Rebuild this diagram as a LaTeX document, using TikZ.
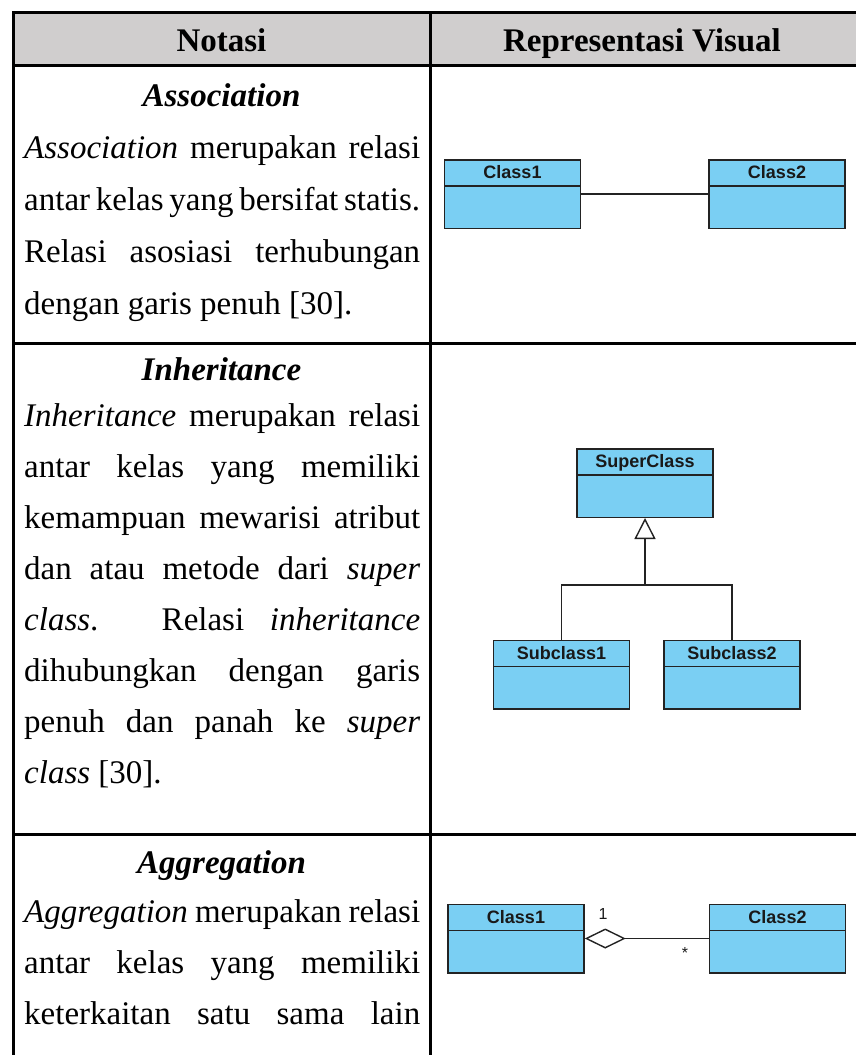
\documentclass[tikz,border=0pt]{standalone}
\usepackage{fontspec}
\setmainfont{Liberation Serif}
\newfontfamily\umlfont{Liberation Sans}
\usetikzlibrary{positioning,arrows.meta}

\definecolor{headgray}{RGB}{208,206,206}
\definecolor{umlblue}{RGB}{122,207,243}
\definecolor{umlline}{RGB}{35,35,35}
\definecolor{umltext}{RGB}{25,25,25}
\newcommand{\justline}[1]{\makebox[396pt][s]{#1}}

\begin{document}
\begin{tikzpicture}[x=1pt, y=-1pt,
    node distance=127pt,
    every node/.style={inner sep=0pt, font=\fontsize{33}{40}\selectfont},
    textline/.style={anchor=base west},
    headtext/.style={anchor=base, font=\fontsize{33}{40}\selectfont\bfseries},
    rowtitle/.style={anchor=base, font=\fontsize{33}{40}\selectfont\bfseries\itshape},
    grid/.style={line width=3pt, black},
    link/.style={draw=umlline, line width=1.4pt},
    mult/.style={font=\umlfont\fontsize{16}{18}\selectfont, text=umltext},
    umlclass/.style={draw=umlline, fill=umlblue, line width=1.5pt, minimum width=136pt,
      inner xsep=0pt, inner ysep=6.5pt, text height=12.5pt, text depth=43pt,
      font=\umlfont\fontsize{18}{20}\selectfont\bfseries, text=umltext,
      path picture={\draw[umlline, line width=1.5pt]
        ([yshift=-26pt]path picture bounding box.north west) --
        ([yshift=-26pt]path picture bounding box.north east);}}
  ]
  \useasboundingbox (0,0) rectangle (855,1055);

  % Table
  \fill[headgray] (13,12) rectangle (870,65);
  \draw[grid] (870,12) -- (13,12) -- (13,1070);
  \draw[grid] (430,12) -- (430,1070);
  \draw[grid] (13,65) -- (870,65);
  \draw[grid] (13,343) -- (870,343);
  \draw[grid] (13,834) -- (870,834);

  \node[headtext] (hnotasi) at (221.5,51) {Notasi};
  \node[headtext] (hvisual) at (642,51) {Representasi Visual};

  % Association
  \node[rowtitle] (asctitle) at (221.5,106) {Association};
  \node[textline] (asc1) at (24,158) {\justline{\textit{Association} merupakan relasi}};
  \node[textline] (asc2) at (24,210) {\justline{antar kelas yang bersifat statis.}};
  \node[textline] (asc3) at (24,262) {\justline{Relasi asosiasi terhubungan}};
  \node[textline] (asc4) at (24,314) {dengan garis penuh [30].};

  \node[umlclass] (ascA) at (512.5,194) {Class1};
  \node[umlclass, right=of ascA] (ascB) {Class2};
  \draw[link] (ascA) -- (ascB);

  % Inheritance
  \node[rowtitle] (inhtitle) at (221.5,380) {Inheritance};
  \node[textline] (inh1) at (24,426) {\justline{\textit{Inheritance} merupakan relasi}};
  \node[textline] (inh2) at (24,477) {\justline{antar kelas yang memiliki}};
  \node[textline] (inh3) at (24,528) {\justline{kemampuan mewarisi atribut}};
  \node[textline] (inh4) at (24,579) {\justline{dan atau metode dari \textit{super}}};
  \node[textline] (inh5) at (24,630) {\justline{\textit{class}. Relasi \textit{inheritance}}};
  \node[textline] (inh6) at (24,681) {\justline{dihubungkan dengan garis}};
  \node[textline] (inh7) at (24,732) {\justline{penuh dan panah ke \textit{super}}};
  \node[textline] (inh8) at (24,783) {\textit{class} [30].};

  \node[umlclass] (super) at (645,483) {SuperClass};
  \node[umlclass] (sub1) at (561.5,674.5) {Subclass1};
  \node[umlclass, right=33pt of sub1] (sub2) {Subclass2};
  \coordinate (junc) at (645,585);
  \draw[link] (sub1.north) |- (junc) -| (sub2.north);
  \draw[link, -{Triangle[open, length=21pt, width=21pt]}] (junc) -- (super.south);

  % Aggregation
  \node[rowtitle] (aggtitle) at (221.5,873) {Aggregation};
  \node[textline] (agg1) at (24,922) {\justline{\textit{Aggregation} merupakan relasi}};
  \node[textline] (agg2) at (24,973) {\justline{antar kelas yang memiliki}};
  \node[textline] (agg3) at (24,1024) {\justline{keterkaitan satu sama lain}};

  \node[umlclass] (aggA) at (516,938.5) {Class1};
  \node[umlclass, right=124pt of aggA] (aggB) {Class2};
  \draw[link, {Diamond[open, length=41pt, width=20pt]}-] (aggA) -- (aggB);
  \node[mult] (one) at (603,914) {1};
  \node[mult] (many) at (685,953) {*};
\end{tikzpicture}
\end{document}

> Exercise description:
Transcribe the material exactly, and leave out whatever pictures it holds.

> Answer to the task:
Rebuild this diagram as a LaTeX document, using TikZ.
\documentclass[tikz,border=0pt]{standalone}
\usepackage{fontspec}
\setmainfont{Liberation Serif}
\newfontfamily\umlfont{Liberation Sans}
\usetikzlibrary{positioning,arrows.meta}

\definecolor{headgray}{RGB}{208,206,206}
\definecolor{umlblue}{RGB}{122,207,243}
\definecolor{umlline}{RGB}{35,35,35}
\definecolor{umltext}{RGB}{25,25,25}
\newcommand{\justline}[1]{\makebox[396pt][s]{#1}}

\begin{document}
\begin{tikzpicture}[x=1pt, y=-1pt,
    node distance=127pt,
    every node/.style={inner sep=0pt, font=\fontsize{33}{40}\selectfont},
    textline/.style={anchor=base west},
    headtext/.style={anchor=base, font=\fontsize{33}{40}\selectfont\bfseries},
    rowtitle/.style={anchor=base, font=\fontsize{33}{40}\selectfont\bfseries\itshape},
    grid/.style={line width=3pt, black},
    link/.style={draw=umlline, line width=1.4pt},
    mult/.style={font=\umlfont\fontsize{16}{18}\selectfont, text=umltext},
    umlclass/.style={draw=umlline, fill=umlblue, line width=1.5pt, minimum width=136pt,
      inner xsep=0pt, inner ysep=6.5pt, text height=12.5pt, text depth=43pt,
      font=\umlfont\fontsize{18}{20}\selectfont\bfseries, text=umltext,
      path picture={\draw[umlline, line width=1.5pt]
        ([yshift=-26pt]path picture bounding box.north west) --
        ([yshift=-26pt]path picture bounding box.north east);}}
  ]
  \useasboundingbox (0,0) rectangle (855,1055);

  % Table
  \fill[headgray] (13,12) rectangle (870,65);
  \draw[grid] (870,12) -- (13,12) -- (13,1070);
  \draw[grid] (430,12) -- (430,1070);
  \draw[grid] (13,65) -- (870,65);
  \draw[grid] (13,343) -- (870,343);
  \draw[grid] (13,834) -- (870,834);

  \node[headtext] (hnotasi) at (221.5,51) {Notasi};
  \node[headtext] (hvisual) at (642,51) {Representasi Visual};

  % Association
  \node[rowtitle] (asctitle) at (221.5,106) {Association};
  \node[textline] (asc1) at (24,158) {\justline{\textit{Association} merupakan relasi}};
  \node[textline] (asc2) at (24,210) {\justline{antar kelas yang bersifat statis.}};
  \node[textline] (asc3) at (24,262) {\justline{Relasi asosiasi terhubungan}};
  \node[textline] (asc4) at (24,314) {dengan garis penuh [30].};

  \node[umlclass] (ascA) at (512.5,194) {Class1};
  \node[umlclass, right=of ascA] (ascB) {Class2};
  \draw[link] (ascA) -- (ascB);

  % Inheritance
  \node[rowtitle] (inhtitle) at (221.5,380) {Inheritance};
  \node[textline] (inh1) at (24,426) {\justline{\textit{Inheritance} merupakan relasi}};
  \node[textline] (inh2) at (24,477) {\justline{antar kelas yang memiliki}};
  \node[textline] (inh3) at (24,528) {\justline{kemampuan mewarisi atribut}};
  \node[textline] (inh4) at (24,579) {\justline{dan atau metode dari \textit{super}}};
  \node[textline] (inh5) at (24,630) {\justline{\textit{class}. Relasi \textit{inheritance}}};
  \node[textline] (inh6) at (24,681) {\justline{dihubungkan dengan garis}};
  \node[textline] (inh7) at (24,732) {\justline{penuh dan panah ke \textit{super}}};
  \node[textline] (inh8) at (24,783) {\textit{class} [30].};

  \node[umlclass] (super) at (645,483) {SuperClass};
  \node[umlclass] (sub1) at (561.5,674.5) {Subclass1};
  \node[umlclass, right=33pt of sub1] (sub2) {Subclass2};
  \coordinate (junc) at (645,585);
  \draw[link] (sub1.north) |- (junc) -| (sub2.north);
  \draw[link, -{Triangle[open, length=21pt, width=21pt]}] (junc) -- (super.south);

  % Aggregation
  \node[rowtitle] (aggtitle) at (221.5,873) {Aggregation};
  \node[textline] (agg1) at (24,922) {\justline{\textit{Aggregation} merupakan relasi}};
  \node[textline] (agg2) at (24,973) {\justline{antar kelas yang memiliki}};
  \node[textline] (agg3) at (24,1024) {\justline{keterkaitan satu sama lain}};

  \node[umlclass] (aggA) at (516,938.5) {Class1};
  \node[umlclass, right=124pt of aggA] (aggB) {Class2};
  \draw[link, {Diamond[open, length=41pt, width=20pt]}-] (aggA) -- (aggB);
  \node[mult] (one) at (603,914) {1};
  \node[mult] (many) at (685,953) {*};
\end{tikzpicture}
\end{document}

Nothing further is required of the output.